Me:”The petrol pump bus stand”(showing hand behind my back, not keen on letting him punt me to some other station. There are enough petrol pumps in Chandra layout to douse his doubts.)
“OK.” he said after reading it, “you can go now”. The smirk was back. I waited. “You haven’t asked for acknowledgement here.” I didn’t counter him this time. He was even helpful about asking me to add one sentence at the end. I did that and he passed it on to the elderly minion, who pulled out an acknowledgement book and wrote out the numbers – Sim and IMEI. I had to dictate them slowly, making sure I mixed up the Kannada and English getting him to translate some and not translate others. He took his time, struggled and finally finished the job, handing it over to the senior.
He took a look, while talking on the phone, and signed and stamped the little receipt. I started stretching my hand, but the ack made it back to the old man. I knew there was going to be more and this was the interesting part, for them. “Do you want a xerox of this letter?” he asked me. I declined, eyes firmly on the acknowledgement, knowing that a xerox of a letter with just my signature would be of no use. Over to the old minion.
Old Constable:”Where do you work?”
I could guess the next question, “How much do you earn?” and then the entitlement that I’d need to fulfill. I slowly stretched my hand out, while looking at the ack all the time. Being a minion, he responded to outstretched hands asking for something by just handing it over. I took the ack, looked at it, said “Thank you”, gave them a smile and turned back.
“Wait…come here” the old man called out. I walked along, my job done and already mentally far off from the station.

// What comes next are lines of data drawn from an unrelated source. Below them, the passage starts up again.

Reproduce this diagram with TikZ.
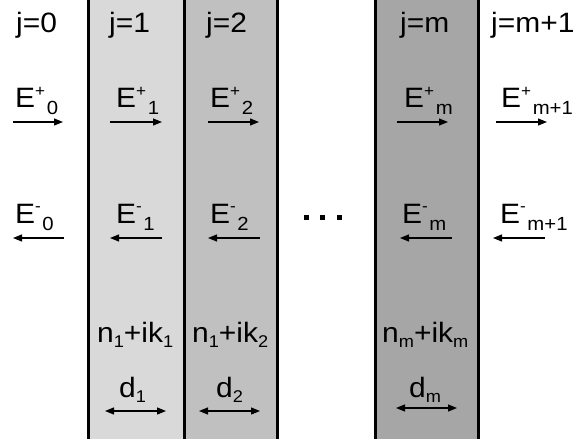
\documentclass[tikz,border=0pt]{standalone}
\usepackage{fontspec}
\setmainfont{Liberation Sans}
\usepackage{graphicx}
\usetikzlibrary{arrows.meta}
\newcommand\wt[1]{\scalebox{1.07}[1]{#1}}
\newcommand\supp[1]{\raisebox{11pt}{\fontsize{16}{16}\selectfont #1}\hspace{1.5pt}}
\newcommand\supm[1]{\raisebox{12pt}{\fontsize{16}{16}\selectfont #1}\hspace{1.5pt}}
\newcommand\subb[1]{\raisebox{-7pt}{\fontsize{19}{19}\selectfont #1}}
\newcommand\subn[1]{\raisebox{-5pt}{\fontsize{17}{17}\selectfont #1}}
\definecolor{layA}{HTML}{D9D9D9}
\definecolor{layB}{HTML}{C0C0C0}
\definecolor{layM}{HTML}{A6A6A6}
\tikzset{
  lab/.style={inner sep=0pt, anchor=base west, font=\fontsize{28}{28}\selectfont},
  wave/.style={line width=1.2pt, -{Triangle[length=9pt,width=7pt]}},
  dwave/.style={line width=1.2pt, {Triangle[length=9pt,width=7pt]}-{Triangle[length=9pt,width=7pt]}},
  iface/.style={line width=3pt},
  dotsq/.style={fill=black, inner sep=0pt, minimum size=5pt, rectangle}
}
\begin{document}
\begin{tikzpicture}[x=1pt,y=-1pt]
\useasboundingbox (0,0) rectangle (576,439);
% layers
\fill[layA] (88,-2) rectangle (184,441);
\fill[layB] (184,-2) rectangle (277,441);
\fill[layM] (375,-2) rectangle (478,441);
\foreach \xx in {88,184,277,375,478} \draw[iface] (\xx,-2) -- (\xx,441);
% j labels
\node[lab] (j0) at (16,32) {\wt{j=0}};
\node[lab] (j1) at (109,32) {\wt{j=1}};
\node[lab] (j2) at (206,32) {\wt{j=2}};
\node[lab] (jm) at (400,32) {\wt{j=m}};
\node[lab] (jm1) at (491,32) {\wt{j=m+1}};
% E+ labels
\node[lab] (ep0) at (15,107) {\wt{E\supp{+}\subb{0}}};
\node[lab] (ep1) at (116,107) {\wt{E\supp{+}\subb{1}}};
\node[lab] (ep2) at (210,107) {\wt{E\supp{+}\subb{2}}};
\node[lab] (epm) at (404,107) {\wt{E\supp{+}\subb{m}}};
\node[lab] (epm1) at (501,107) {\wt{E\supp{+}\subb{m+1}}};
% E- labels
\node[lab] (em0) at (15,223) {\wt{E\supm{-}\subb{0}}};
\node[lab] (em1) at (116,223) {\wt{E\supm{-}\subb{1}}};
\node[lab] (em2) at (210,223) {\wt{E\supm{-}\subb{2}}};
\node[lab] (emm) at (402,223) {\wt{E\supm{-}\subb{m}}};
\node[lab] (emm1) at (500,223) {\wt{E\supm{-}\subb{m+1}}};
% forward arrows
\coordinate (pa0) at (13,122); \coordinate (pb0) at (63,122);
\coordinate (pa1) at (110,122); \coordinate (pb1) at (162,122);
\coordinate (pa2) at (208,122); \coordinate (pb2) at (259,122);
\coordinate (pam) at (397,122); \coordinate (pbm) at (448,122);
\coordinate (pan) at (496,122); \coordinate (pbn) at (547,122);
\foreach \k in {0,1,2,m,n} \draw[wave] (pa\k) -- (pb\k);
% backward arrows
\coordinate (ma0) at (64,238); \coordinate (mb0) at (13,238);
\coordinate (ma1) at (162,238); \coordinate (mb1) at (110,238);
\coordinate (ma2) at (260,238); \coordinate (mb2) at (208,238);
\coordinate (mam) at (452,238); \coordinate (mbm) at (400,238);
\coordinate (man) at (545,238); \coordinate (mbn) at (493,238);
\foreach \k in {0,1,2,m,n} \draw[wave] (ma\k) -- (mb\k);
% dots
\node[dotsq] (dt1) at (306,217) {};
\node[dotsq] (dt2) at (322,217) {};
\node[dotsq] (dt3) at (339,217) {};
% refractive indices
\node[lab] (n1) at (97,342) {\wt{n\subn{1}+ik\subn{1}}};
\node[lab] (n2) at (192,342) {\wt{n\subn{1}+ik\subn{2}}};
\node[lab] (nm) at (382,342) {\wt{n\subn{m}+ik\subn{m}}};
% thickness
\node[lab] (d1) at (119,397) {\wt{d\subn{1}}};
\node[lab] (d2) at (216,397) {\wt{d\subn{2}}};
\node[lab] (dm) at (409,397) {\wt{d\subn{m}}};
\coordinate (da1) at (105,411); \coordinate (db1) at (166,411);
\coordinate (da2) at (199,411); \coordinate (db2) at (260,411);
\coordinate (dam) at (396,408); \coordinate (dbm) at (457,408);
\foreach \k in {1,2,m} \draw[dwave] (da\k) -- (db\k);
\end{tikzpicture}
\end{document}
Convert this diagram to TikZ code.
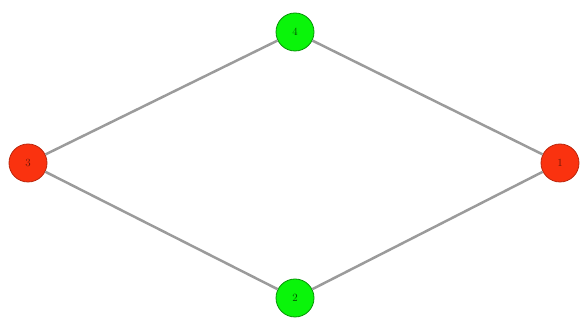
\documentclass[tikz,border=0pt]{standalone}
\definecolor{NodeRed}   {RGB}{250,50,15}
\definecolor{NodeGreen} {RGB}{10,245,10}
\definecolor{EdgeGray}  {RGB}{155,155,155}
\usetikzlibrary{positioning}

\begin{document}
\begin{tikzpicture}[x=1pt,y=1pt,
  vert/.style={circle,draw,line width=0.8pt,minimum size=38pt,inner sep=0pt,
               font=\fontsize{11}{12}\selectfont},
  redv/.style={vert,fill=NodeRed,draw=NodeRed!75!black,text=NodeRed!40!black},
  greenv/.style={vert,fill=NodeGreen,draw=NodeGreen!60!black,text=NodeGreen!30!black},
  edge/.style={EdgeGray,line width=2.5pt}]
  \useasboundingbox (0,0) rectangle (580,320);
  \node[greenv] (N4) at (295,288) {4};
  \node[redv]   (N3) at (28,157)  {3};
  \node[redv]   (N1) at (560,157) {1};
  \node[greenv] (N2) at (295,22)  {2};
  \draw[edge] (N3)--(N4);
  \draw[edge] (N4)--(N1);
  \draw[edge] (N1)--(N2);
  \draw[edge] (N2)--(N3);
\end{tikzpicture}
\end{document}
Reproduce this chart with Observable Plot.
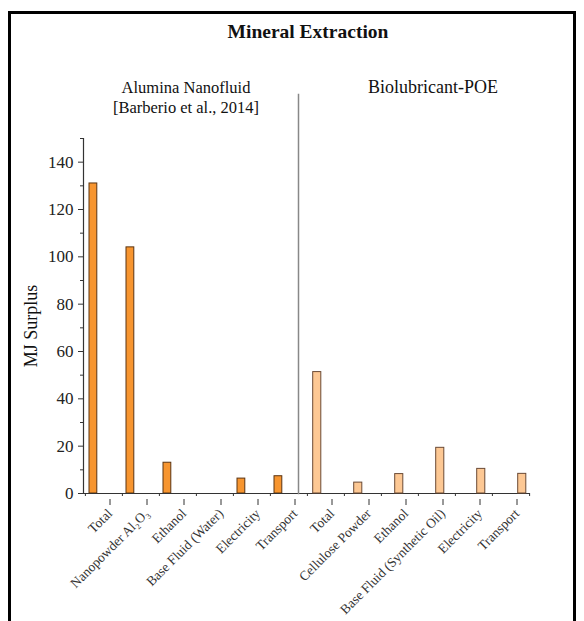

I walked along to Airtel and asked them about blocking the IMEI. “You have to talk to the handset maker” they said. I called up Apple support and got this from the fake-accent putting Indian: “Sir, Apple is a hardware manufacturer. We also provide software and some services. It is up to the carrier to enable ordisable the services. We also allow third parties to develop services that you could run on our OS and perform specific functions. For what you are asking, our liability for this service ends with the hardware. For voice and data related queries and services you would need to talk to your carrier and if they provide such a service, we would not hinder/block them. Of course, there are also third party services which you could have used for this. Apple also provides a platform for them. Blah blah.” No kidding.